So let me see if I understand this. If Punxsutawney Phil sees his shadow we have six more weeks of football play-offs? There's a lot of folks today who might not object to that but if the winds pick up across the Meadowlands of New Jersey around East Rutherford and Carlstadt not many in MetLife Stadium will be in that number.
Though, this story makes me wonder how The Gipper might feel now that we've made sure the outdoors of the Northeast USA in February barely bubbles up to be a first world problem. That we have this kind of research to sort out the exact amount of money being wasted by advertisers for a football game, vice funding an initiative here in our country to feed the hungry and house the homeless is so homo sapiencentric it makes me want to try to apologize to all the other life forms on the planet.

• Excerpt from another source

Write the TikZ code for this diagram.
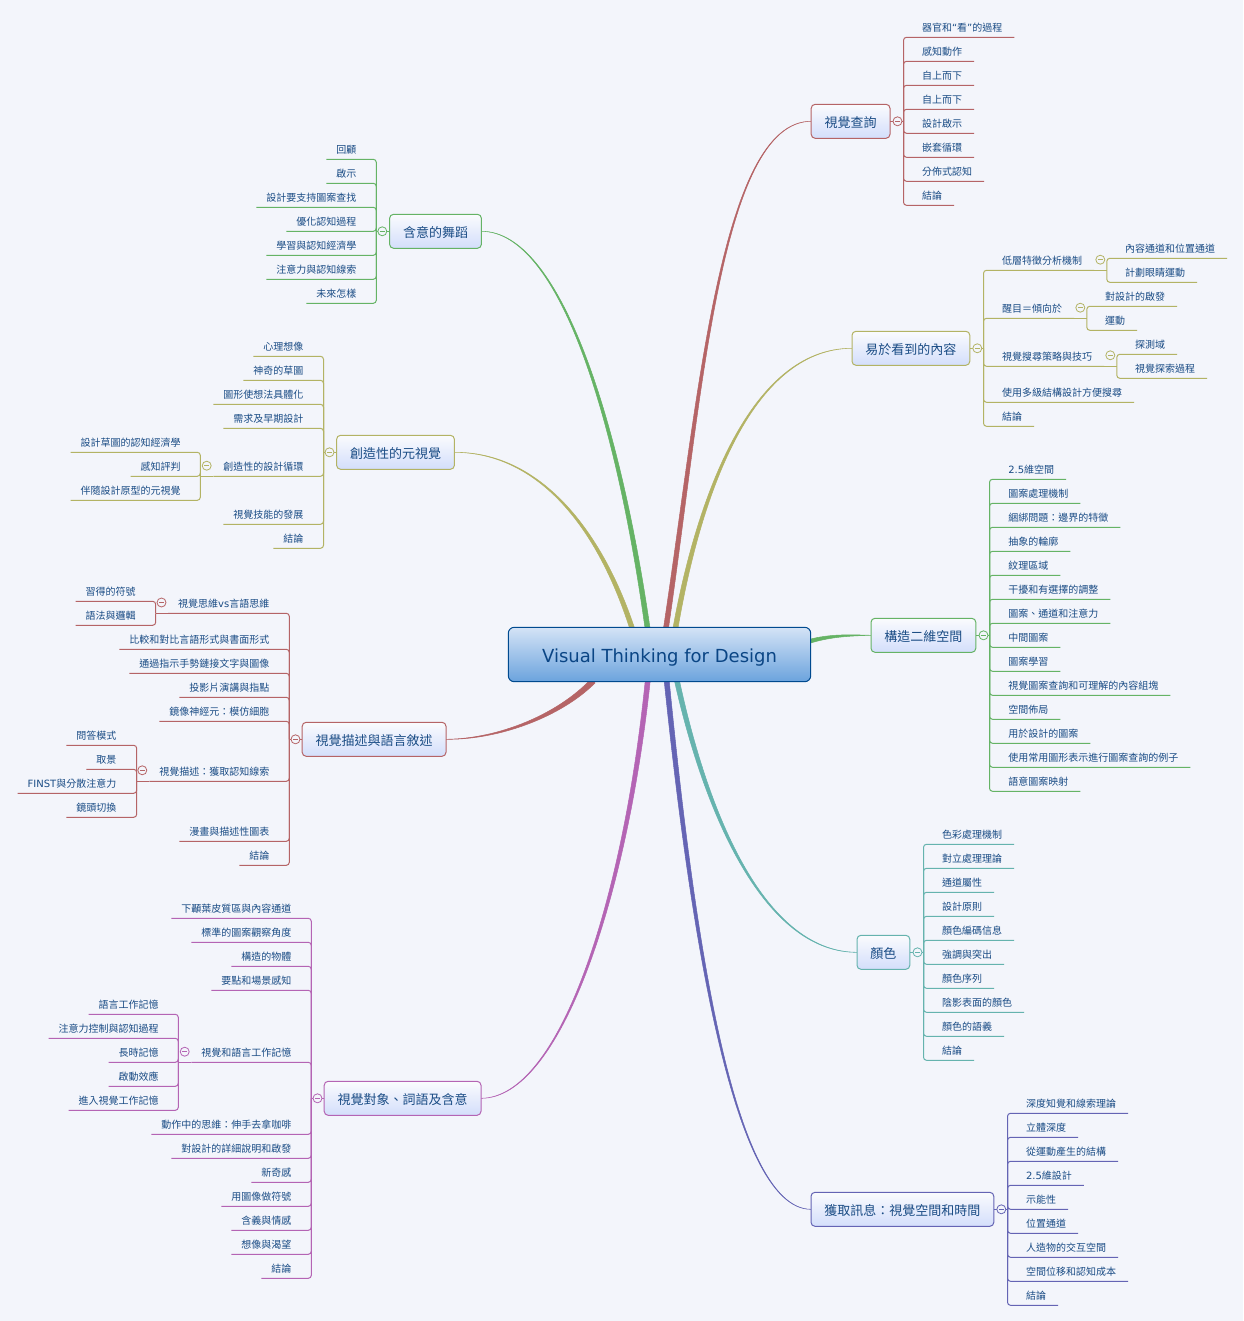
\documentclass[tikz,border=0pt]{standalone}
\usepackage{fontspec}
\setmainfont{Noto Sans CJK TC}
\newfontfamily\latf{DejaVu Sans}
\newcommand\lat[1]{{\latf #1}}
\usetikzlibrary{calc,backgrounds}
\definecolor{bgc}{HTML}{F3F5FB}
\definecolor{cRed}{HTML}{B56466}
\definecolor{cOli}{HTML}{B3B364}
\definecolor{cGrn}{HTML}{65B365}
\definecolor{cTea}{HTML}{65B3AE}
\definecolor{cBlu}{HTML}{6464B4}
\definecolor{cMag}{HTML}{B464B4}
\definecolor{txtc}{HTML}{1A4C85}
\definecolor{topb}{HTML}{D3DEFB}
\definecolor{rootb}{HTML}{004A8F}
\definecolor{roott}{HTML}{D4E3F6}
\definecolor{rootd}{HTML}{6BA3DD}
\definecolor{rootx}{HTML}{0A4585}
\tikzset{
  leafbase/.style={font=\fontsize{10}{12}\selectfont,text=txtc,text height=8.8pt,text depth=1.2pt,inner ysep=5pt,outer sep=0pt},
  leafR/.style={leafbase,inner xsep=12pt,anchor=south west},
  leafL/.style={leafbase,inner xsep=10pt,anchor=south east},
  wire/.style={draw=#1,line width=1pt,rounded corners=3pt},
  topicnode/.style={draw=#1,line width=1pt,rounded corners=4pt,top color=white!60!bgc,bottom color=topb,
    font=\fontsize{13}{16}\selectfont,text=txtc,inner xsep=13.4pt,inner ysep=0pt,text height=13pt,text depth=1.12pt,minimum height=34pt,anchor=west,outer sep=0pt},
  rootnode/.style={draw=rootb,line width=1pt,rounded corners=6pt,top color=roott,bottom color=rootd,
    text=rootx,font=\latf\fontsize{18}{21}\selectfont,text height=16pt,text depth=.4pt,minimum width=302.4pt,minimum height=54.4pt,inner sep=0pt,outer sep=0pt},
  foldnode/.style={circle,draw=#1,line width=.8pt,fill=bgc,minimum size=9pt,inner sep=0pt},
}
% name, colour, text start x, list of y/text
\newcommand\leavesR[4]{\foreach \yy/\txt [count=\i] in {#4}{%
  \node[leafR] (#1-\i) at (#3-12,\yy) {\txt};
  \draw[wire=#2] (#1hub) |- (#1-\i.south east);}}
\newcommand\leavesL[4]{\foreach \yy/\txt [count=\i] in {#4}{%
  \node[leafL] (#1-\i) at (#3+10.6,\yy) {\txt};
  \draw[wire=#2] (#1hub) |- (#1-\i.south west);}}
% name, colour, x, y
\newcommand\fold[4]{\node[foldnode=#2] (#1) at (#3,#4) {};
  \draw[#2,line width=.7pt] ($(#1.center)+(-2.4,0)$) -- ($(#1.center)+(2.4,0)$);}
% colour, start, dx, dy, c1x, c1y, c2x, c2y
\newcommand\taper[8]{\path[draw=#1,fill=#1,line width=.5pt]
  ($(#2)+(-#3,-#4)$) .. controls ({#5-.75*#3},{#6-.75*#4}) and (#7,{#8+.6*\tsign}) .. (\tend)
  .. controls (#7,{#8-.6*\tsign}) and ({#5+.75*#3},{#6+.75*#4}) .. ($(#2)+(#3,#4)$) -- cycle;}
\begin{document}
\begin{tikzpicture}[x=1pt,y=-1pt]
\useasboundingbox (0,0) rectangle (1243,1321);
\begin{scope}[on background layer]
\fill[bgc] (0,0) rectangle (1243,1321);
\end{scope}

\node[rootnode] (root) at (659.5,654.5) {Visual Thinking for Design};

\node[topicnode=cRed] (A) at (811.2,121.3) {視覺查詢};
\node[topicnode=cOli] (B) at (852.0,348.3) {易於看到的內容};
\node[topicnode=cGrn] (C) at (871.0,635.3) {構造二維空間};
\node[topicnode=cTea] (D) at (857.0,952.3) {顏色};
\node[topicnode=cBlu] (E) at (811.0,1209.3) {獲取訊息：視覺空間和時間};
\node[topicnode=cGrn,anchor=east] (F) at (481.4,231.3) {含意的舞蹈};
\node[topicnode=cOli,anchor=east] (G) at (454.4,452.3) {創造性的元視覺};
\node[topicnode=cRed,anchor=east] (H) at (446.0,739.3) {視覺描述與語言敘述};
\node[topicnode=cMag,anchor=east] (I) at (481.0,1098.3) {視覺對象、詞語及含意};

% main tapered links
\coordinate (sA) at (666,628);
\coordinate (sB) at (675.5,628);
\coordinate (sC) at (809,641.5);
\coordinate (sD) at (677,681);
\coordinate (sE) at (666.7,681);
\coordinate (sF) at (647.5,628);
\coordinate (sG) at (632,628);
\coordinate (sH) at (593,681);
\coordinate (sI) at (647.7,681);
\begin{scope}[on background layer]
\def\tsign{-1}\def\tend{A.west}\taper{cRed}{sA}{2.5}{0}{700}{400}{720}{121.3}
\def\tsign{-1}\def\tend{B.west}\taper{cOli}{sB}{2.5}{0}{698}{500}{750}{348.3}
\def\tsign{-1}\def\tend{C.west}\taper{cGrn}{sC}{0}{2}{830}{635.3}{850}{635.3}
\def\tsign{1}\def\tend{D.west}\taper{cTea}{sD}{2.5}{0}{710}{830}{770}{952.3}
\def\tsign{1}\def\tend{E.west}\taper{cBlu}{sE}{2.5}{0}{690}{910}{730}{1209.3}
\def\tsign{1}\def\tend{F.east}\taper{cGrn}{sF}{2.5}{0}{618}{420}{560}{231.3}
\def\tsign{1}\def\tend{G.east}\taper{cOli}{sG}{2.5}{0}{600}{530}{540}{452.3}
\def\tsign{-1}\def\tend{H.east}\taper{cRed}{sH}{2}{2}{560}{715}{500}{739.3}
\def\tsign{-1}\def\tend{I.east}\taper{cMag}{sI}{2.5}{0}{625}{900}{560}{1098.3}
\end{scope}

% hubs
\coordinate (Ahub) at (903.5,121.3);
\coordinate (Bhub) at (983.5,348.3);
\coordinate (Chub) at (989.5,635.3);
\coordinate (Dhub) at (923.5,952.3);
\coordinate (Ehub) at (1007.5,1209.3);
\coordinate (Fhub) at (376.3,231.3);
\coordinate (Ghub) at (323.5,452.3);
\coordinate (Hhub) at (289.3,739.3);
\coordinate (Ihub) at (311.3,1098.3);

\leavesR{A}{cRed}{922}{37.3/器官和\lat{“}看\lat{”}的過程,61.3/感知動作,85.3/自上而下,109.3/自上而下,133.3/設計啟示,157.3/嵌套循環,181.3/分佈式認知,205.3/結論}
\leavesR{B}{cOli}{1002}{270.3/低層特徵分析機制,318.3/醒目＝傾向於,366.3/視覺搜尋策略與技巧,402.3/使用多級結構設計方便搜尋,426.3/結論}
\leavesR{C}{cGrn}{1008.3}{479.3/\lat{2.5}維空間,503.3/圖案處理機制,527.3/綑綁問題：邊界的特徵,551.3/抽象的輪廓,575.3/紋理區域,599.3/干擾和有選擇的調整,623.3/圖案、通道和注意力,647.3/中間圖案,671.3/圖案學習,695.3/視覺圖案查詢和可理解的內容組塊,719.3/空間佈局,743.3/用於設計的圖案,767.3/使用常用圖形表示進行圖案查詢的例子,791.3/語意圖案映射}
\leavesR{D}{cTea}{942}{844.3/色彩處理機制,868.3/對立處理理論,892.3/通道屬性,916.3/設計原則,940.3/顏色編碼信息,964.3/強調與突出,988.3/顏色序列,1012.3/陰影表面的顏色,1036.3/顏色的語義,1060.3/結論}
\leavesR{E}{cBlu}{1026}{1113.3/深度知覺和線索理論,1137.3/立體深度,1161.3/從運動產生的結構,1185.3/\lat{2.5}維設計,1209.3/示能性,1233.3/位置通道,1257.3/人造物的交互空間,1281.3/空間位移和認知成本,1305.3/結論}
\leavesL{F}{cGrn}{355.7}{159.3/回顧,183.3/啟示,207.3/設計要支持圖案查找,231.3/優化認知過程,255.3/學習與認知經濟學,279.3/注意力與認知線索,303.3/未來怎樣}
\leavesL{G}{cOli}{302.7}{356.3/心理想像,380.3/神奇的草圖,404.3/圖形使想法具體化,428.3/需求及早期設計,476.3/創造性的設計循環,524.3/視覺技能的發展,548.3/結論}
\leavesL{H}{cRed}{268.7}{613.3/視覺思維\lat{vs}言語思維,649.3/比較和對比言語形式與書面形式,673.3/通過指示手勢鏈接文字與圖像,697.3/投影片演講與指點,721.3/鏡像神經元：模仿細胞,781.3/視覺描述：獲取認知線索,841.3/漫畫與描述性圖表,865.3/結論}
\leavesL{I}{cMag}{290.7}{918.3/下顳葉皮質區與內容通道,942.3/標準的圖案觀察角度,966.3/構造的物體,990.3/要點和場景感知,1062.3/視覺和語言工作記憶,1134.3/動作中的思維：伸手去拿咖啡,1158.3/對設計的詳細說明和啟發,1182.3/新奇感,1206.3/用圖像做符號,1230.3/含義與情感,1254.3/想像與渴望,1278.3/結論}

% second-level groups
\coordinate (B1hub) at (1106.8,270.3);
\coordinate (B2hub) at (1086.8,318.3);
\coordinate (B3hub) at (1116.8,366.3);
\draw[wire=cOli] (B-1.south east) -- (B1hub);
\draw[wire=cOli] (B-2.south east) -- (B2hub);
\draw[wire=cOli] (B-3.south east) -- (B3hub);
\leavesR{B1}{cOli}{1125}{258.3/內容通道和位置通道,282.3/計劃眼睛運動}
\leavesR{B2}{cOli}{1105}{306.3/對設計的啟發,330.3/運動}
\leavesR{B3}{cOli}{1135}{354.3/探測域,378.3/視覺探索過程}

\coordinate (G1hub) at (200.3,476.3);
\draw[wire=cOli] (G-5.south west) -- (G1hub);
\leavesL{G1}{cOli}{180}{452.3/設計草圖的認知經濟學,476.3/感知評判,500.3/伴隨設計原型的元視覺}

\coordinate (H1hub) at (155.7,613.3);
\coordinate (H2hub) at (136.7,781.3);
\draw[wire=cRed] (H-1.south west) -- (H1hub);
\draw[wire=cRed] (H-6.south west) -- (H2hub);
\leavesL{H1}{cRed}{135}{601.3/習得的符號,625.3/語法與邏輯}
\leavesL{H2}{cRed}{115.7}{745.3/問答模式,769.3/取景,793.3/\lat{FINST}與分散注意力,817.3/鏡頭切換}

\coordinate (I1hub) at (178.3,1062.3);
\draw[wire=cMag] (I-5.south west) -- (I1hub);
\leavesL{I1}{cMag}{158}{1014.3/語言工作記憶,1038.3/注意力控制與認知過程,1062.3/長時記憶,1086.3/啟動效應,1110.3/進入視覺工作記憶}

% topic to hub links and fold marks
\draw[wire=cRed] (A.east) -- (Ahub);
\draw[wire=cOli] (B.east) -- (Bhub);
\draw[wire=cGrn] (C.east) -- (Chub);
\draw[wire=cTea] (D.east) -- (Dhub);
\draw[wire=cBlu] (E.east) -- (Ehub);
\draw[wire=cGrn] (F.west) -- (Fhub);
\draw[wire=cOli] (G.west) -- (Ghub);
\draw[wire=cRed] (H.west) -- (Hhub);
\draw[wire=cMag] (I.west) -- (Ihub);

\fold{fA}{cRed}{897.5}{121.3}
\fold{fB}{cOli}{977.3}{348.3}
\fold{fC}{cGrn}{983.5}{635.3}
\fold{fD}{cTea}{917.5}{952.3}
\fold{fE}{cBlu}{1001.3}{1209.3}
\fold{fF}{cGrn}{382.3}{231.3}
\fold{fG}{cOli}{329.5}{452.3}
\fold{fH}{cRed}{295.5}{739.3}
\fold{fI}{cMag}{317.5}{1098.3}
\fold{fB1}{cOli}{1100.3}{259.7}
\fold{fB2}{cOli}{1080.3}{307.7}
\fold{fB3}{cOli}{1110.3}{355.3}
\fold{fG1}{cOli}{206.7}{465.7}
\fold{fH1}{cRed}{161.5}{602.5}
\fold{fH2}{cRed}{142.3}{770.3}
\fold{fI1}{cMag}{184.7}{1051.7}
\end{tikzpicture}
\end{document}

We have more people paying attention today to whether or not this relative of a rodent in Pennsylvania sees his shadow than to global warming, which no longer amazes me as much as it once did, sadly.
The members of the tin foil tri-corner hat brigade and it can't be coincidence that so many of them are my country right or wrongers (though they'd be surprised at what it meant before they Rush-Becked it) should be right at home today. Most especially if either Peyton Manning or Richard Sherman sees his shadow.
Suspect they won't be all that keen to insist on their right to bare arms if the cold arrives as advertised but even if it does, Phil already has a coat. And a good guy with a coat, even a ground hog, can stop a guy with a bad rug. American sports is a serious romance especially since today of all days I love you more than football.